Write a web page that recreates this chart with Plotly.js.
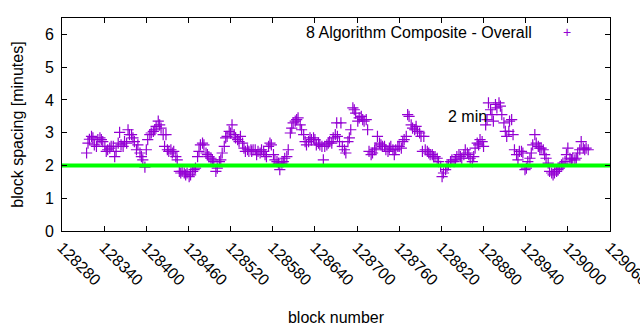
<!DOCTYPE html>
<html><head><meta charset="utf-8">
<script src="https://cdn.plot.ly/plotly-3.0.1.min.js"></script>
<style>html,body{margin:0;padding:0;background:#fff}#chart{width:640px;height:330px}</style>
</head><body><div id="chart"></div>
<script>
const seriesName = "8 Algorithm Composite - Overall";
const targetMinutes = 2;
const targetLabel = "2 min";
const xTitle = "block number";
const yTitle = "block spacing [minutes]";
const xTickVals = [128280,128340,128400,128460,128520,128580,128640,128700,128760,128820,128880,128940,129000,129060];
const yTickVals = [0,1,2,3,4,5,6];

const blocks1 = [128315,128317,128319,128322,128324,128326,128329,128331,128334,128336,128338,128341,128343,128345,128348,128350,128353,128355,128357,128360,128362,128364,128367,128369,128372,128374,128376,128379,128381,128383,128386,128388,128391,128393,128395,128398,128400,128402,128405,128407,128410,128412,128414,128417,128419,128421,128424,128426];
const spacing1 = [2.38,2.68,2.80,2.89,2.84,2.63,2.58,2.79,2.84,2.79,2.73,2.58,2.43,2.48,2.53,2.58,2.58,2.27,2.43,2.68,3.01,2.63,2.58,2.73,2.68,3.09,2.94,2.94,2.84,2.73,2.48,2.63,2.38,2.27,2.17,1.95,2.48,2.79,2.94,2.99,3.04,3.09,3.19,3.35,3.24,3.14,2.94,2.58];

const blocks2 = [128428,128430,128432,128435,128437,128439,128442,128444,128447,128449,128451,128454,128456,128458,128461,128463,128466,128468,128470,128473,128475,128477,128480,128482,128485,128487,128489,128492,128494,128496,128499,128501,128504,128506,128508,128511,128513,128515,128518,128520,128522,128525,128527,128530,128532,128534,128537,128539,128541,128544,128546,128549];
const spacing2 = [2.94,2.48,2.43,2.48,2.38,2.43,2.27,2.17,1.82,1.77,1.82,1.77,1.71,1.77,1.66,1.71,1.82,1.87,1.92,2.27,2.43,2.63,2.68,2.63,2.38,2.33,2.27,2.22,2.17,2.12,1.82,1.92,2.12,2.17,2.38,2.58,2.84,2.89,3.04,2.99,3.24,2.94,2.84,2.79,2.73,2.89,2.68,2.53,2.43,2.48,2.43,2.48];

const blocks3 = [128550,128552,128555,128557,128559,128562,128564,128567,128569,128571,128574,128576,128578,128581,128583,128586,128588,128590,128593,128595,128597,128600,128602,128605,128607,128609,128612,128614,128616,128619,128621,128624,128626,128628,128631,128633,128635,128638,128640,128642,128645,128647,128650,128652,128654,128657,128659,128661,128664,128666,128669,128671];
const spacing3 = [2.43,2.48,2.48,2.33,2.43,2.38,2.48,2.43,2.33,2.27,2.58,2.68,2.63,2.33,2.17,2.12,2.07,1.87,2.07,2.12,2.22,2.27,2.48,2.99,3.14,3.30,3.35,3.40,3.45,3.24,3.09,2.94,2.73,2.63,2.73,2.84,2.79,2.84,2.79,2.63,2.68,2.63,2.58,2.17,2.58,2.63,2.68,2.73,2.68,2.84,2.94,3.30];

const blocks4 = [128672,128675,128677,128679,128682,128684,128687,128689,128691,128694,128696,128698,128701,128703,128706,128708,128710,128713,128715,128717,128720,128722,128725,128727,128729,128732,128734,128736,128739,128741,128744,128746,128748,128751,128753,128755,128758,128760,128763,128765,128767,128770,128772,128774,128777,128779,128782,128784,128786,128789,128791,128793];
const spacing4 = [2.89,2.73,3.30,2.58,2.48,2.38,2.73,2.84,3.09,3.76,3.70,3.60,3.35,3.45,3.50,3.40,3.35,3.40,3.09,2.43,2.33,2.38,2.48,2.53,2.89,2.68,2.63,2.58,2.58,2.48,2.43,2.53,2.58,2.48,2.33,2.48,2.58,2.58,2.53,2.73,2.79,2.89,3.55,3.50,3.24,3.14,3.09,3.19,3.04,2.99,2.89,2.43];

const blocks5 = [128795,128797,128800,128802,128804,128807,128809,128811,128814,128816,128819,128821,128823,128826,128828,128830,128833,128835,128838,128840,128842,128845,128847,128849,128852,128854,128857,128859,128861,128864,128866,128868,128871,128873,128875,128878,128880,128883,128885,128887,128890,128892,128894,128897,128899,128902,128904,128906,128909,128911,128913,128916];
const spacing5 = [2.89,2.48,2.43,2.38,2.33,2.33,2.27,2.27,2.22,2.12,1.97,1.66,1.77,1.87,1.97,2.02,2.12,2.17,2.12,2.17,2.27,2.33,2.27,2.22,2.33,2.48,2.38,2.33,2.22,2.12,2.27,2.53,2.68,2.63,2.79,2.73,2.58,3.24,3.40,3.91,3.70,3.55,3.35,3.86,3.76,3.91,3.81,3.55,3.30,3.04,2.89,3.04];

const blocks6 = [128917,128920,128922,128924,128927,128929,128931,128934,128936,128939,128941,128943,128946,128948,128950,128953,128955,128958,128960,128962,128965,128967,128969,128972,128974,128977,128979,128981,128984,128986,128988,128991,128993,128996,128998,129000,129003,129005,129007,129010,129012,129014,129017,129019,129022,129024,129026,129029];
const spacing6 = [3.35,3.40,2.94,2.48,2.33,2.17,2.43,2.43,2.38,1.87,1.92,2.12,2.22,2.38,2.63,2.94,2.68,2.58,2.53,2.53,2.48,2.33,2.22,2.07,1.82,1.77,1.71,1.77,1.82,1.87,1.92,2.02,2.07,2.12,2.33,2.53,2.22,2.17,2.22,2.17,2.22,2.38,2.48,2.73,2.53,2.48,2.53,2.48];

const blocks = [].concat(blocks1, blocks2, blocks3, blocks4, blocks5, blocks6);
const spacing = [].concat(spacing1, spacing2, spacing3, spacing4, spacing5, spacing6);
const xRange = [xTickVals[0], xTickVals[xTickVals.length - 1]];

const purple = '#9400d3';
const font = 'Liberation Sans, Arial, sans-serif';

const traces = [
  {
    type: 'scatter', mode: 'markers', x: blocks, y: spacing, name: seriesName,
    marker: {symbol: 'cross-thin', size: 8, color: purple, line: {color: purple, width: 1.2}},
    showlegend: false, hoverinfo: 'x+y'
  },
  {
    type: 'scatter', mode: 'lines', x: xRange, y: [targetMinutes, targetMinutes],
    line: {color: '#00ff00', width: 4}, showlegend: false, hoverinfo: 'skip'
  }
];

const axisCommon = {
  showline: true, linecolor: '#000', linewidth: 1, mirror: 'ticks',
  ticks: 'inside', ticklen: 5, tickcolor: '#000', tickwidth: 1,
  showgrid: false, zeroline: false,
  tickfont: {family: font, size: 16, color: '#000'},
  ticklabeloverflow: 'allow'
};

const layout = {
  width: 640, height: 330,
  margin: {l: 62, r: 30, t: 18, b: 99},
  paper_bgcolor: '#fff', plot_bgcolor: '#fff',
  font: {family: font, size: 16, color: '#000'},
  xaxis: Object.assign({}, axisCommon, {
    range: xRange, tickmode: 'array', tickvals: xTickVals,
    ticktext: xTickVals.map(String), tickangle: 45,
    title: {text: xTitle, font: {family: font, size: 16}, standoff: 23},
    automargin: false
  }),
  yaxis: Object.assign({}, axisCommon, {
    range: [0, 6.5], tickmode: 'array', tickvals: yTickVals,
    ticktext: yTickVals.map(String), ticklabelstandoff: 4,
    title: {text: yTitle, font: {family: font, size: 16}, standoff: 17},
    automargin: false
  }),
  annotations: [
    {xref: 'x', yref: 'y', x: 128826.6, y: 3.49, text: targetLabel, showarrow: false,
     xanchor: 'left', yanchor: 'middle', font: {family: font, size: 16, color: '#000'}},
    {xref: 'paper', yref: 'paper', x: 0.8613, y: 0.934, text: seriesName, showarrow: false,
     xanchor: 'right', yanchor: 'middle', font: {family: font, size: 16, color: '#000'}},
    {xref: 'paper', yref: 'paper', x: 0.9215, y: 0.934, text: '+', showarrow: false,
     xanchor: 'center', yanchor: 'middle', font: {family: font, size: 14, color: purple}}
  ]
};

Plotly.newPlot('chart', traces, layout, {displayModeBar: false, staticPlot: true});
</script>
</body></html>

====

Task instructions: Exactly as they appear, print the lines of the listing above from its first line through the line that contains "const yTickVals = [0,1,2,3,4,5,6];", minus the pictures.

Answer to the task:
Write a web page that recreates this chart with Plotly.js.
<!DOCTYPE html>
<html><head><meta charset="utf-8">
<script src="https://cdn.plot.ly/plotly-3.0.1.min.js"></script>
<style>html,body{margin:0;padding:0;background:#fff}#chart{width:640px;height:330px}</style>
</head><body><div id="chart"></div>
<script>
const seriesName = "8 Algorithm Composite - Overall";
const targetMinutes = 2;
const targetLabel = "2 min";
const xTitle = "block number";
const yTitle = "block spacing [minutes]";
const xTickVals = [128280,128340,128400,128460,128520,128580,128640,128700,128760,128820,128880,128940,129000,129060];
const yTickVals = [0,1,2,3,4,5,6];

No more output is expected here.